Jacking other people’s beats, flows and rhymes has become a staple in the rap world. The Dean’s List, however, makes a point to make its music as distinctive as possible.
“We don’t try to sound like anything, so when the production comes together, it’s all over the place sometimes,” says DJ Mendoza, who is joined in The Dean’s List by rapper Sonny Shotz and DJ-mixer Mik Beats. “We’re always expanding what we started with and taking it from there.”
True to its word, the Boston-based trio’s "The Drive In” mixtape features beats with acoustic guitar, French language samples, brassy horn selections, electronic flourishes and boom bap slap. It’s exactly the type of diverse, disparate and unexpected sonic mélange that excites Sonny Shotz when he writes his raps.
“I just don’t like feeling comfortable on a track,” the rapper says. “I like having to think about how I want to it sound. If the production is different than a lot of other stuff out there, I feel like if I’m rapping on it I have to match. It has to go hand in hand.”
The Dean’s List interesting musical approach comes from a few particular sources. For one, the group members listen to everything from classic rock to Top 40 radio, as well as rap, of course. They also draw from their musical education. Mendoza and Mik met while studying at Berkeley College of Music in Boston. Mendoza and Sonny Shotz, who attended the nearby The New England Institute of Art, went to high school together and joined forced with Mik in 2009 to form The Dean’s List.

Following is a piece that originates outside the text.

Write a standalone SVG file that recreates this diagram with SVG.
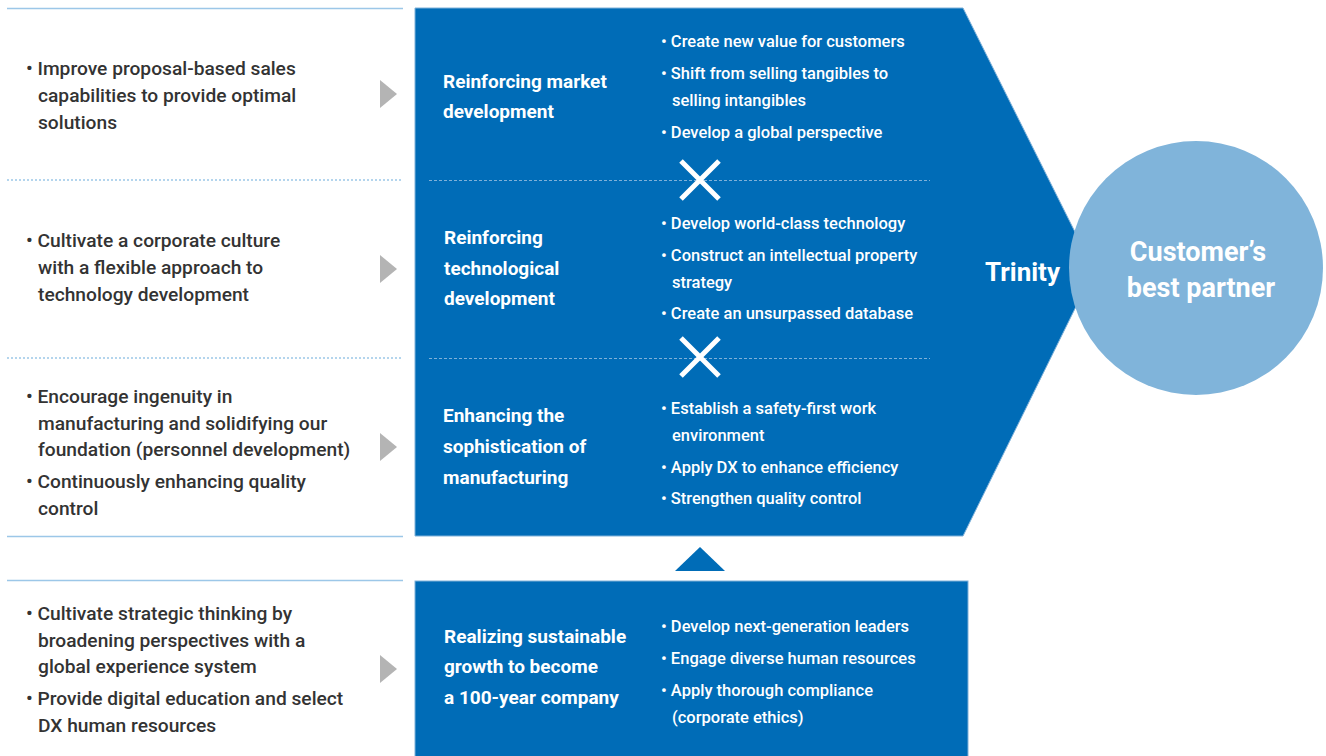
<svg xmlns="http://www.w3.org/2000/svg" width="1326" height="756" viewBox="0 0 1326 756">
<style>
.lt{font-family:Roboto,"Liberation Sans",sans-serif;font-size:19.2px;font-weight:500;fill:#333333}
.hd{font-family:Roboto,"Liberation Sans",sans-serif;font-size:19px;font-weight:700;fill:#ffffff}
.bl{font-family:Roboto,"Liberation Sans",sans-serif;font-size:16.5px;font-weight:500;fill:#ffffff}
.big{font-family:Roboto,"Liberation Sans",sans-serif;font-size:26px;font-weight:700;fill:#ffffff}
.big2{font-family:Roboto,"Liberation Sans",sans-serif;font-size:27px;font-weight:700;fill:#ffffff}
.sep{stroke:#9cc7e8;stroke-width:1.5;fill:none}
.dot{stroke:#9cc7e8;stroke-width:1.5;stroke-dasharray:2 2;fill:none}
.idash{stroke:#7fb1d9;stroke-width:1;stroke-dasharray:3 2;fill:none}
.garr{fill:#b4b4b4}
.xm{stroke:#ffffff;stroke-width:5;fill:none}
</style>
<rect width="1326" height="756" fill="#ffffff"/>
<g id="separators">
<line class="sep" x1="7" y1="8.5" x2="403" y2="8.5"/>
<line class="dot" x1="7" y1="180" x2="403" y2="180"/>
<line class="dot" x1="7" y1="358" x2="403" y2="358"/>
<line class="sep" x1="7" y1="536.5" x2="403" y2="536.5"/>
<line class="sep" x1="7" y1="580.5" x2="403" y2="580.5"/>
</g>
<g id="main-pentagon">
<polygon points="415,8 963,8 1094,270 963,536 415,536" fill="#006cb7" stroke="#7fb1d9" stroke-width="1"/>
<line class="idash" x1="429" y1="180.5" x2="930" y2="180.5"/>
<line class="idash" x1="429" y1="358.5" x2="930" y2="358.5"/>
<path class="xm" d="M681,161 L719,199 M719,161 L681,199"/>
<path class="xm" d="M681,338 L719,376 M719,338 L681,376"/>
<text class="big" x="985" y="281">Trinity</text>
</g>
<g id="circle">
<circle cx="1196" cy="268" r="127" fill="#80b4da"/>
<text class="big2" x="1198" y="261" text-anchor="middle">Customer’s</text>
<text class="big2" x="1201" y="297" text-anchor="middle">best partner</text>
</g>
<g id="connectors">
<polygon class="garr" points="380,80 397,94 380,108"/>
<polygon class="garr" points="380,255 397,269 380,283"/>
<polygon class="garr" points="380,433 397,447 380,461"/>
<polygon class="garr" points="380,655 397,669 380,683"/>
<polygon points="675,571 700,547 725,571" fill="#006cb7"/>
</g>
<g id="row1">
<text class="lt" x="26" y="75">• Improve proposal-based sales</text>
<text class="lt" x="38" y="102">capabilities to provide optimal</text>
<text class="lt" x="38" y="129">solutions</text>
<text class="hd" x="443" y="88">Reinforcing market</text>
<text class="hd" x="443" y="118">development</text>
<text class="bl" x="661" y="47">• Create new value for customers</text>
<text class="bl" x="661" y="79">• Shift from selling tangibles to</text>
<text class="bl" x="672" y="106">selling intangibles</text>
<text class="bl" x="661" y="138">• Develop a global perspective</text>
</g>
<g id="row2">
<text class="lt" x="26" y="247">• Cultivate a corporate culture</text>
<text class="lt" x="38" y="274">with a flexible approach to</text>
<text class="lt" x="38" y="301">technology development</text>
<text class="hd" x="444" y="244">Reinforcing</text>
<text class="hd" x="444" y="275">technological</text>
<text class="hd" x="444" y="305">development</text>
<text class="bl" x="661" y="229">• Develop world-class technology</text>
<text class="bl" x="661" y="261">• Construct an intellectual property</text>
<text class="bl" x="672" y="288">strategy</text>
<text class="bl" x="661" y="319">• Create an unsurpassed database</text>
</g>
<g id="row3">
<text class="lt" x="26" y="403">• Encourage ingenuity in</text>
<text class="lt" x="38" y="430">manufacturing and solidifying our</text>
<text class="lt" x="38" y="456">foundation (personnel development)</text>
<text class="lt" x="26" y="488">• Continuously enhancing quality</text>
<text class="lt" x="38" y="515">control</text>
<text class="hd" x="443" y="422">Enhancing the</text>
<text class="hd" x="443" y="453">sophistication of</text>
<text class="hd" x="443" y="484">manufacturing</text>
<text class="bl" x="661" y="414">• Establish a safety-first work</text>
<text class="bl" x="672" y="441">environment</text>
<text class="bl" x="661" y="473">• Apply DX to enhance efficiency</text>
<text class="bl" x="661" y="504">• Strengthen quality control</text>
</g>
<g id="row4">
<rect x="415" y="581" width="553" height="180" fill="#006cb7" stroke="#7fb1d9" stroke-width="1"/>
<text class="lt" x="26" y="620">• Cultivate strategic thinking by</text>
<text class="lt" x="38" y="647">broadening perspectives with a</text>
<text class="lt" x="38" y="673">global experience system</text>
<text class="lt" x="26" y="705">• Provide digital education and select</text>
<text class="lt" x="38" y="732">DX human resources</text>
<text class="hd" x="444" y="643">Realizing sustainable</text>
<text class="hd" x="444" y="673">growth to become</text>
<text class="hd" x="444" y="704">a 100-year company</text>
<text class="bl" x="661" y="632">• Develop next-generation leaders</text>
<text class="bl" x="661" y="664">• Engage diverse human resources</text>
<text class="bl" x="661" y="696">• Apply thorough compliance</text>
<text class="bl" x="672" y="723">(corporate ethics)</text>
</g>
</svg>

Given their knowledge of music theory, Mendoza and Mik don’t necessarily create songs with the type of song structure typical of music made explicitly for the radio. “We don’t aim to have 16 measures of rapping, eight measures on a hook, another 16 [rapping],” Mendoza says. “Not every song has to have three verses of rapping. A lot of tracks we’re doing recently, maybe seven bars is the hook and there’s a breakdown. It’s kind of all over the place. We don’t ever want to force anything so that the song drags on.”
We don’t aim to have 16 measures of rapping, eight measures on a hook, another 16 [rapping].
Sonny agrees. Sometimes shorter songs are better. “If you have a song that’s a minute and 50 seconds and you got the message that you wanted to get out in that amount of time, why make it longer?” he says.
It’s this type of mentality that has earned The Dean’s List a loyal underground following since the 2010 release of its “Undeclared” mixtape. Since then, the group has toured extensively, released “The Drive In” and drawn the interest of some major labels.
But The Dean’s List isn’t rushing into getting a record deal. They’re on their own schedule and enjoying the freedom that comes with being independent.
“Something that really is important to us is creativity with our music,” DJ Mendoza says, “and making sure we have complete control over that 200 percent of the time.”